For two years, Puyana and Bidanda bided their time, considering and rejecting opportunities that just weren’t quite right. Then in 2019, the NHLBI posted its call for proposals to address the continuum from donation to transfusion in the blood supply for sub-Saharan Africa. Puyana contacted Bidanda. Each contacted collaborators with whom he’d worked in Kenya. Their networks connected them with the Center for Public Health and Development (CPHD), a Kenyan NGO focused on public health, and Pratap Kumar, an MD, neuroscientist, and health economist at Strathmore University in Nairobi. Kumar is co-principal investigator of the project with Puyana.
Their team would grow to reflect the complexity of the problem they intended to tackle. Swanson School Industrial Engineering faculty Jayant Rajgopal and Bo Zeng and graduate student Yiqi Tian joined in. So did critical care physicians, healthcare entrepreneurs, obstetrician-gynecologists, social scientists, transfusion medicine specialists, and trauma surgeons throughout Kenya and the United States. Puyana credits Bidanda and his team with mastering the medical jargon in short order and tying the team together. “The engineers have become the highway through which we communicate.”

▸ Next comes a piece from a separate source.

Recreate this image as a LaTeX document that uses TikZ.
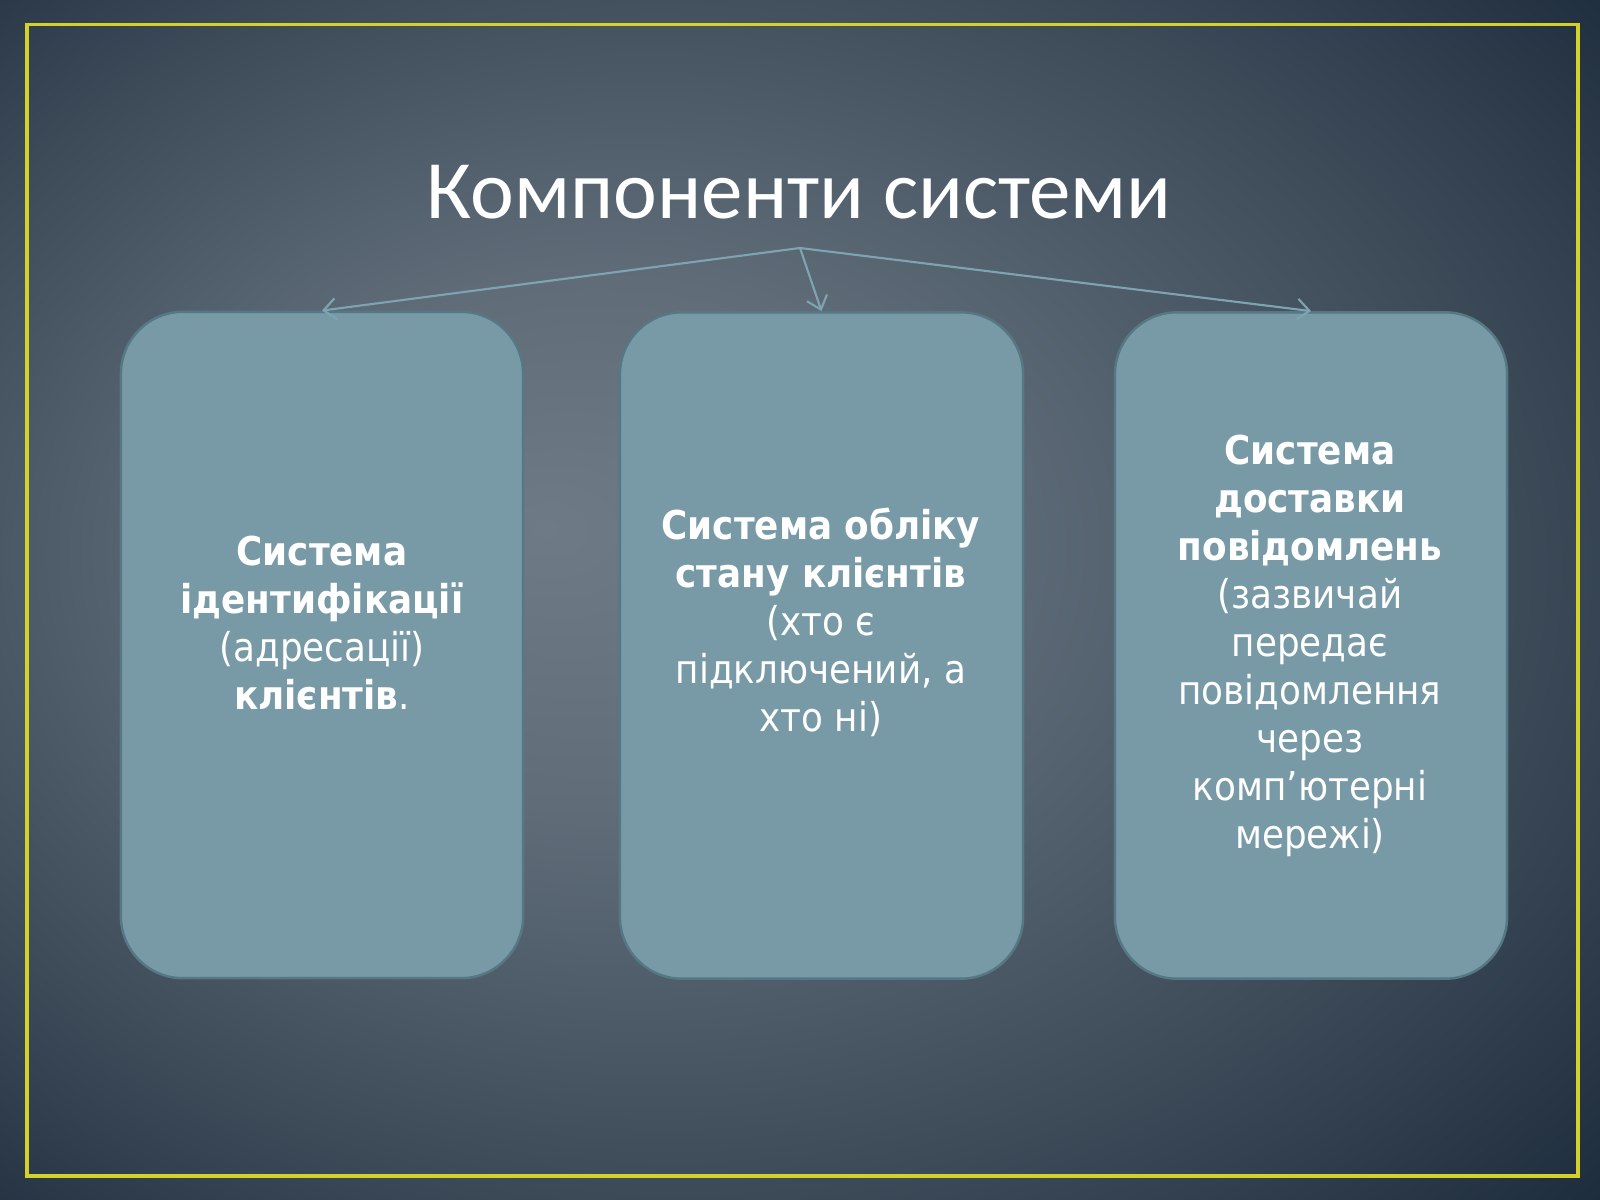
\documentclass[tikz,border=0pt]{standalone}
\usepackage{fontspec}
\setmainfont{DejaVu Sans Condensed}
\newfontfamily\titlefont{Carlito}
\usetikzlibrary{arrows.meta}
\definecolor{boxfill}{HTML}{789AA6}
\definecolor{boxline}{HTML}{557884}
\definecolor{connline}{HTML}{7FA4B1}
\definecolor{framecol}{HTML}{D4D12B}
\definecolor{bgmid}{HTML}{6E7B86}
\definecolor{bgmidb}{HTML}{606D79}
\definecolor{bgedge}{HTML}{3D4B59}
\definecolor{bgdark}{HTML}{1C2B3B}
\pgfdeclareradialshading{slidebg}{\pgfpoint{-8bp}{3bp}}{color(0bp)=(bgmid); color(11bp)=(bgmidb); color(26bp)=(bgedge); color(38bp)=(bgdark); color(50bp)=(bgdark)}

\begin{document}
\begin{tikzpicture}[x=0.01cm, y=-0.01cm, font=\fontsize{11.3}{13.66}\selectfont,
	box/.style={draw=boxline, line width=0.7pt, fill=boxfill, rounded corners=0.62cm, minimum width=4.02cm, minimum height=6.66cm},
	txt/.style={text=white, align=center},
	conn/.style={draw=connline, line width=0.6pt, -{Straight Barb[length=3.5pt, width=6pt]}}]

	\shade[shading=slidebg] (0,0) rectangle (1600,1200);
	\draw[framecol, line width=1pt] (27,24.5) rectangle (1578,1176);

	\node[text=white, font=\titlefont\fontsize{23.6}{28}\selectfont, anchor=base] (title) at (799,218) {Компоненти системи};
	\coordinate (top) at (800,248);

	\node[box] (ident) at (322,645) {};
	\node[box, minimum width=4.03cm] (state) at (821.5,645.5) {};
	\node[box, minimum width=3.92cm] (deliv) at (1311,645.5) {};

	\node[txt] (identtxt) at (322,623) {\textbf{Система}\\\textbf{ідентифікації}\\(адресації)\\\textbf{клієнтів}.};
	\node[txt] (statetxt) at (821,622) {\textbf{Система обліку}\\\textbf{стану клієнтів}\\(хто є\\підключений, а\\хто ні)};
	\node[txt] (delivtxt) at (1310,646) {\textbf{Система}\\\textbf{доставки}\\\textbf{повідомлень}\\(зазвичай\\передає\\повідомлення\\через\\комп’ютерні\\мережі)};

	\draw[conn] (top) -- (ident.north);
	\draw[conn] (top) -- (state.north);
	\draw[conn] (top) -- (deliv.north);

\end{tikzpicture}
\end{document}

Bidanda, however, wasn’t taking any chances. Using funds from Pitt’s interdisciplinary Center for Industry Studies, he hired a writer to make sure the team’s proposal was the best it could be.
Known as Pathways for Innovation in Blood Transfusion Systems in Kenya (PITS Kenya), the proposal was one of just three the NHLBI funded in July 2020. (The others are based in Malawi and Ghana.) The first order of business for the PITS Kenya team was re-tooling their pre-pandemic proposal—initially conceived with a heavy in-person component—to barrel ahead by email, phone, and videoconference. Bidanda and his team conducted extensive interviews with their Kenyan team members and built detailed process maps to chart the many steps by which blood flows from donor to patient. Sage Open Medicine published their first report in November 2021. Later that month, Pitt representatives traveled to Kenya to refine their process maps.

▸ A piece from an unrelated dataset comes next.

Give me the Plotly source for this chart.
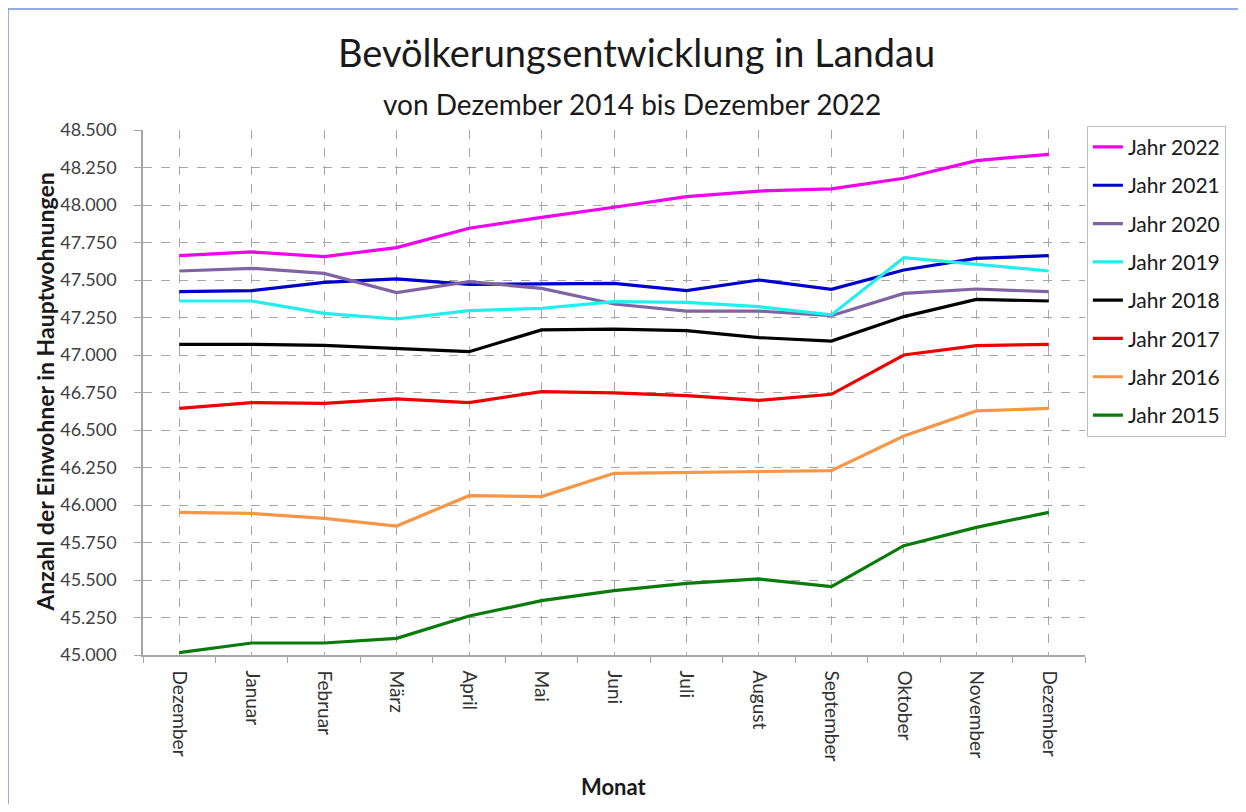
import plotly.graph_objects as go

# Monate von Dezember 2014 bis Dezember 2022 (jeweils Dez. Vorjahr bis Dez.)
months = ["Dezember", "Januar", "Februar", "März", "April", "Mai", "Juni",
          "Juli", "August", "September", "Oktober", "November", "Dezember"]

jahr_2022 = [47662, 47687, 47656, 47716, 47845, 47918, 47985, 48056, 48093, 48107, 48178, 48296, 48338]
jahr_2021 = [47422, 47429, 47484, 47507, 47471, 47473, 47478, 47429, 47500, 47438, 47567, 47644, 47662]
jahr_2020 = [47560, 47578, 47544, 47416, 47489, 47444, 47340, 47293, 47293, 47262, 47411, 47440, 47422]
jahr_2019 = [47360, 47360, 47278, 47240, 47296, 47311, 47356, 47351, 47322, 47267, 47649, 47607, 47560]
jahr_2018 = [47071, 47071, 47064, 47044, 47022, 47167, 47173, 47162, 47116, 47093, 47256, 47371, 47360]
jahr_2017 = [46644, 46682, 46678, 46707, 46682, 46756, 46747, 46729, 46698, 46738, 47000, 47062, 47071]
jahr_2016 = [45951, 45944, 45911, 45860, 46062, 46056, 46211, 46216, 46222, 46229, 46460, 46627, 46644]
jahr_2015 = [45016, 45080, 45080, 45111, 45260, 45362, 45429, 45478, 45507, 45456, 45729, 45851, 45951]

series = [
    ("Jahr 2022", jahr_2022, "#f000f0"),
    ("Jahr 2021", jahr_2021, "#0000cc"),
    ("Jahr 2020", jahr_2020, "#8064a2"),
    ("Jahr 2019", jahr_2019, "#22eeee"),
    ("Jahr 2018", jahr_2018, "#000000"),
    ("Jahr 2017", jahr_2017, "#ee0000"),
    ("Jahr 2016", jahr_2016, "#f79646"),
    ("Jahr 2015", jahr_2015, "#0a7a0a"),
]

x_pos = list(range(len(months)))
font = "Lato, 'Open Sans', sans-serif"
grid = "#a6a6a6"

fig = go.Figure()
for name, values, color in series:
    fig.add_trace(go.Scatter(
        x=x_pos, y=values, name=name, legendgroup=name,
        mode="lines", line=dict(color=color, width=3.2),
    ))

# page body adds an 8px offset, so the figure is a bit smaller than the window
fig.update_layout(
    width=1230, height=796,
    margin=dict(l=135, r=153, t=122, b=149),
    paper_bgcolor="white", plot_bgcolor="white",
    separators=",.",
    font=dict(family=font, color="#404040"),
    showlegend=True,
    legend=dict(
        x=1.002, y=1.008, xanchor="left", yanchor="top",
        bordercolor="#bfbfbf", borderwidth=1,
        font=dict(family=font, size=21, color="#1a1a1a"),
        traceorder="grouped", tracegroupgap=8,
    ),
    xaxis=dict(
        range=[-0.5, len(months) - 0.5],
        tickmode="array", tickvals=x_pos, ticktext=months,
        tickangle=90, ticks="", ticklabelstandoff=10,
        tickfont=dict(size=19, color="#333333"),
        showgrid=True, gridcolor=grid, griddash="dash", gridwidth=1,
        showline=True, linecolor=grid, linewidth=1.5,
        zeroline=False,
        minor=dict(tickmode="array", tickvals=[i - 0.5 for i in range(len(months) + 1)],
                   ticks="outside", ticklen=6, tickcolor=grid, showgrid=False),
    ),
    yaxis=dict(
        range=[45000, 48500], dtick=250, tick0=45000, tickformat=",d",
        ticks="outside", ticklen=7, tickcolor=grid, ticklabelstandoff=14,
        tickfont=dict(size=18, color="#404040"),
        showgrid=True, gridcolor=grid, griddash="dash", gridwidth=1,
        showline=True, linecolor=grid, linewidth=1.5,
        zeroline=False,
    ),
    annotations=[
        dict(text="Bevölkerungsentwicklung in Landau", x=0.5244, y=1.1486,
             xref="paper", yref="paper", showarrow=False, yanchor="middle",
             font=dict(family=font, size=38, color="#1a1a1a")),
        dict(text="von Dezember 2014 bis Dezember 2022", x=0.519, y=1.0495,
             xref="paper", yref="paper", showarrow=False, yanchor="middle",
             font=dict(family=font, size=28, color="#1a1a1a")),
        dict(text="<b>Anzahl der Einwohner in Hauptwohnungen</b>", x=-0.105, y=0.5,
             xref="paper", yref="paper", showarrow=False, textangle=-90,
             xanchor="center", yanchor="middle",
             font=dict(family=font, size=23, color="#1a1a1a")),
        dict(text="<b>Monat</b>", x=0.5, y=-0.2514,
             xref="paper", yref="paper", showarrow=False, yanchor="middle",
             font=dict(family=font, size=22, color="#1a1a1a")),
    ],
    shapes=[
        dict(type="line", xref="paper", yref="paper", x0=-0.1433, x1=-0.1433,
             y0=1.2305, y1=-0.3, line=dict(color="#6c94d8", width=1.5)),
        dict(type="line", xref="paper", yref="paper", x0=-0.1433, x1=1.1645,
             y0=1.2305, y1=1.2305, line=dict(color="#6c94d8", width=1.5)),
    ],
)

fig.write_html("out.html")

When the Pitt contingent returned to Kenya in February 2022, both Bidanda and Puyana made the trek, visiting the three project sites selected by their Kenyan collaborators. Each has unique challenges and opportunities, from the extreme isolation of the semi-nomadic Turkana people in the northwest to verdant Siaya, a short drive from Lake Victoria, and semi-urban Nakuru, an agricultural district northwest of Nairobi.
Using data collected by Kenyan researchers, Bidanda and his team have built a discrete event simulation model to identify bottlenecks and game out interventions. Users can modify such parameters as the number of blood drives per month, the yield of donors from each blood drive, the transfusion transmitted infection (TTI) rates, hospital capacity, the number of patients, even the amount of blood each patient requires. Already, PITS Kenya has identified a series of interventions slated to begin this summer, pending approval from the NHLBI. The simulations have also helped team members launch side projects, including an analysis of ways to optimize blood screening and the development of new pathology tools to aid in the process. “Intellectual curiosity is the main thing,” says Bidanda. “As long as you’re curious, these projects keep coming and coming."